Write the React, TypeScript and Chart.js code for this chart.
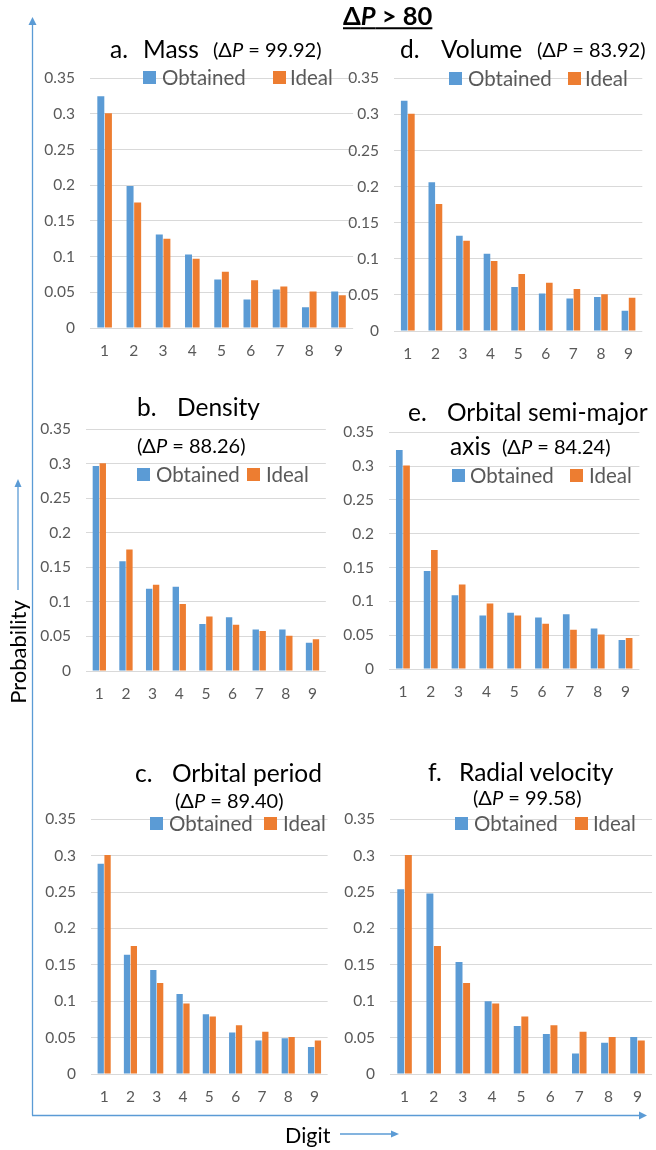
import React, { useEffect, useRef } from "react";
import { Chart, registerables } from "chart.js";

Chart.register(...registerables);

// ---------- data ----------
const DIGITS = ["1", "2", "3", "4", "5", "6", "7", "8", "9"];
const IDEAL = [0.301, 0.176, 0.125, 0.097, 0.079, 0.067, 0.058, 0.051, 0.046];
const MASS = [0.325, 0.199, 0.131, 0.103, 0.068, 0.04, 0.054, 0.029, 0.051];
const VOLUME = [0.319, 0.206, 0.132, 0.107, 0.061, 0.052, 0.045, 0.047, 0.028];
const DENSITY = [0.297, 0.159, 0.119, 0.122, 0.068, 0.078, 0.06, 0.06, 0.041];
const SEMI_MAJOR = [0.324, 0.145, 0.109, 0.079, 0.083, 0.076, 0.081, 0.06, 0.043];
const PERIOD = [0.289, 0.164, 0.143, 0.11, 0.082, 0.057, 0.046, 0.049, 0.037];
const RADIAL = [0.254, 0.248, 0.154, 0.1, 0.066, 0.055, 0.028, 0.043, 0.051];
const Y_MIN = 0;
const Y_MAX = 0.35;
const Y_STEP = 0.05;
const SERIES_NAMES = ["Obtained", "Ideal"];

// ---------- style ----------
const BLUE = "#5B9BD5";
const ORANGE = "#ED7D31";
const GRAY_TEXT = "#595959";
const GRID = "#d9d9d9";
const FONT = "Lato, 'Open Sans', 'Liberation Sans', sans-serif";

const PAD_L = 56;
const PAD_T = 12;
const PAD_B = 40;
const TITLE = 24.5;
const SUB = 20;
const LEG = 20.5;
const TICK = 15.5;

type Area = { l: number; t: number; r: number; b: number };

function BarPanel({ obtained, area }: { obtained: number[]; area: Area }) {
  const ref = useRef<HTMLCanvasElement | null>(null);
  const left = area.l - PAD_L;
  const top = area.t - PAD_T;
  const width = area.r - left;
  const height = area.b + PAD_B - top;

  useEffect(() => {
    if (!ref.current) return;
    const chart = new Chart(ref.current, {
      type: "bar",
      data: {
        labels: DIGITS,
        datasets: [
          {
            label: SERIES_NAMES[0],
            data: obtained,
            backgroundColor: BLUE,
            borderWidth: 0,
            categoryPercentage: 0.52,
            barPercentage: 0.92,
          },
          {
            label: SERIES_NAMES[1],
            data: IDEAL,
            backgroundColor: ORANGE,
            borderWidth: 0,
            categoryPercentage: 0.52,
            barPercentage: 0.92,
          },
        ],
      },
      options: {
        animation: false,
        responsive: false,
        maintainAspectRatio: false,
        layout: { padding: { top: PAD_T, left: 0, right: 0, bottom: 0 } },
        plugins: {
          legend: { display: false },
          title: { display: false },
          tooltip: { enabled: false },
        },
        scales: {
          x: {
            grid: { display: false, drawTicks: false },
            border: { display: false },
            ticks: { color: GRAY_TEXT, font: { family: FONT, size: TICK }, padding: 14 },
            afterFit: (s: any) => {
              s.height = PAD_B;
            },
          },
          y: {
            min: Y_MIN,
            max: Y_MAX,
            grid: { color: GRID, drawTicks: false, lineWidth: 1 },
            border: { display: false },
            ticks: {
              stepSize: Y_STEP,
              color: GRAY_TEXT,
              font: { family: FONT, size: TICK },
              padding: 15,
              callback: (v: any) => String(Math.round(Number(v) * 100) / 100),
            },
            afterFit: (s: any) => {
              s.width = PAD_L;
            },
          },
        },
      },
    });
    return () => chart.destroy();
  }, []);

  return (
    <canvas
      ref={ref}
      width={width}
      height={height}
      style={{ position: "absolute", left, top, width, height }}
    />
  );
}

function T({
  x,
  cy,
  size,
  children,
  color = "#000",
  weight = 400,
  extra = {},
}: {
  x: number;
  cy: number;
  size: number;
  children: React.ReactNode;
  color?: string;
  weight?: number;
  extra?: React.CSSProperties;
}) {
  return (
    <div
      style={{
        position: "absolute",
        left: x,
        top: cy,
        transform: "translateY(-50%)",
        fontFamily: FONT,
        fontSize: size,
        lineHeight: 1,
        color,
        fontWeight: weight,
        whiteSpace: "nowrap",
        ...extra,
      }}
    >
      {children}
    </div>
  );
}

function Legend({ b, bt, o, ot, cy }: { b: number; bt: number; o: number; ot: number; cy: number }) {
  const sq = (x: number, c: string) => (
    <div style={{ position: "absolute", left: x, top: cy - 6, width: 13, height: 13, background: c }} />
  );
  return (
    <>
      {sq(b, BLUE)}
      <T x={bt} cy={cy} size={LEG} color={GRAY_TEXT}>
        {SERIES_NAMES[0]}
      </T>
      {sq(o, ORANGE)}
      <T x={ot} cy={cy} size={LEG} color={GRAY_TEXT}>
        {SERIES_NAMES[1]}
      </T>
    </>
  );
}

const DP = ({ v }: { v: string }) => (
  <span>
    (Δ<i>P</i> = {v})
  </span>
);

export default function App() {
  return (
    <div
      style={{
        position: "absolute",
        left: 0,
        top: 0,
        width: 656,
        height: 1150,
        background: "#fff",
        overflow: "hidden",
      }}
    >
      <BarPanel obtained={MASS} area={{ l: 90, t: 66, r: 357, b: 328 }} />
      <BarPanel obtained={VOLUME} area={{ l: 394, t: 66, r: 647, b: 331 }} />
      <BarPanel obtained={DENSITY} area={{ l: 86, t: 417, r: 331, b: 671 }} />
      <BarPanel obtained={SEMI_MAJOR} area={{ l: 389, t: 420, r: 644, b: 669 }} />
      <BarPanel obtained={PERIOD} area={{ l: 91, t: 807, r: 333, b: 1074 }} />
      <BarPanel obtained={RADIAL} area={{ l: 390, t: 807, r: 656, b: 1074 }} />

      <svg
        width={656}
        height={1150}
        style={{ position: "absolute", left: 0, top: 0, pointerEvents: "none" }}
      >
        <g stroke={BLUE} strokeWidth={1.3} fill="none">
          <line x1={32.5} y1={1115.5} x2={32.5} y2={24} />
          <line x1={32} y1={1115.5} x2={640} y2={1115.5} />
          <line x1={18} y1={590} x2={18} y2={486} />
          <line x1={340} y1={1134} x2={392} y2={1134} />
        </g>
        <g fill={BLUE}>
          <polygon points="32.5,17 28.5,25 36.5,25" />
          <polygon points="647,1115.5 639,1111.5 639,1119.5" />
          <polygon points="18,479 14.5,487 21.5,487" />
          <polygon points="399,1134 391,1130.5 391,1137.5" />
        </g>
      </svg>

      <T x={343} cy={16} size={25.5} weight={700} extra={{ textDecoration: "underline" }}>
        Δ<i>P</i> &gt; 80
      </T>

      {/* a */}
      <T x={110} cy={49} size={TITLE}>a.</T>
      <T x={143} cy={49} size={TITLE}>Mass</T>
      <T x={213} cy={49} size={SUB}><DP v="99.92" /></T>
      <Legend b={143} bt={162} o={273} ot={290} cy={77} />

      {/* d */}
      <T x={400} cy={49} size={TITLE}>d.</T>
      <T x={441} cy={49} size={TITLE}>Volume</T>
      <T x={537} cy={49} size={SUB}><DP v="83.92" /></T>
      <Legend b={449} bt={468} o={568} ot={585} cy={78} />

      {/* b */}
      <T x={137} cy={407} size={TITLE}>b.</T>
      <T x={177} cy={407} size={TITLE}>Density</T>
      <T x={137} cy={445} size={SUB}><DP v="88.26" /></T>
      <Legend b={137} bt={156} o={247} ot={266} cy={474} />

      {/* e */}
      <T x={408} cy={412} size={TITLE}>e.</T>
      <T x={447} cy={412} size={TITLE}>Orbital semi-major</T>
      <T x={450} cy={446} size={TITLE}>axis</T>
      <T x={502} cy={446} size={SUB}><DP v="84.24" /></T>
      <Legend b={452} bt={470} o={570} ot={589} cy={475} />

      {/* c */}
      <T x={135} cy={773} size={TITLE}>c.</T>
      <T x={172} cy={773} size={TITLE}>Orbital period</T>
      <T x={175} cy={800} size={SUB}><DP v="89.40" /></T>
      <Legend b={150} bt={169} o={264} ot={283} cy={823} />

      {/* f */}
      <T x={428} cy={772} size={TITLE}>f.</T>
      <T x={459} cy={772} size={TITLE}>Radial velocity</T>
      <T x={473} cy={797} size={SUB}><DP v="99.58" /></T>
      <Legend b={455} bt={474} o={575} ot={593} cy={823} />

      <div
        style={{
          position: "absolute",
          left: 18,
          top: 652,
          transform: "translate(-50%, -50%) rotate(-90deg)",
          fontFamily: FONT,
          fontSize: 22,
          lineHeight: 1,
          whiteSpace: "nowrap",
          color: "#000",
        }}
      >
        Probability
      </div>
      <T x={285} cy={1136} size={21.5}>Digit</T>
    </div>
  );
}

STATED EXERCISE:
Please restate the material above line by line, exactly, beginning at its first line and ending with the line that contains "Chart.register(...registerables);", without any pictures.

FULL RESPONSE:
Write the React, TypeScript and Chart.js code for this chart.
import React, { useEffect, useRef } from "react";
import { Chart, registerables } from "chart.js";

Chart.register(...registerables);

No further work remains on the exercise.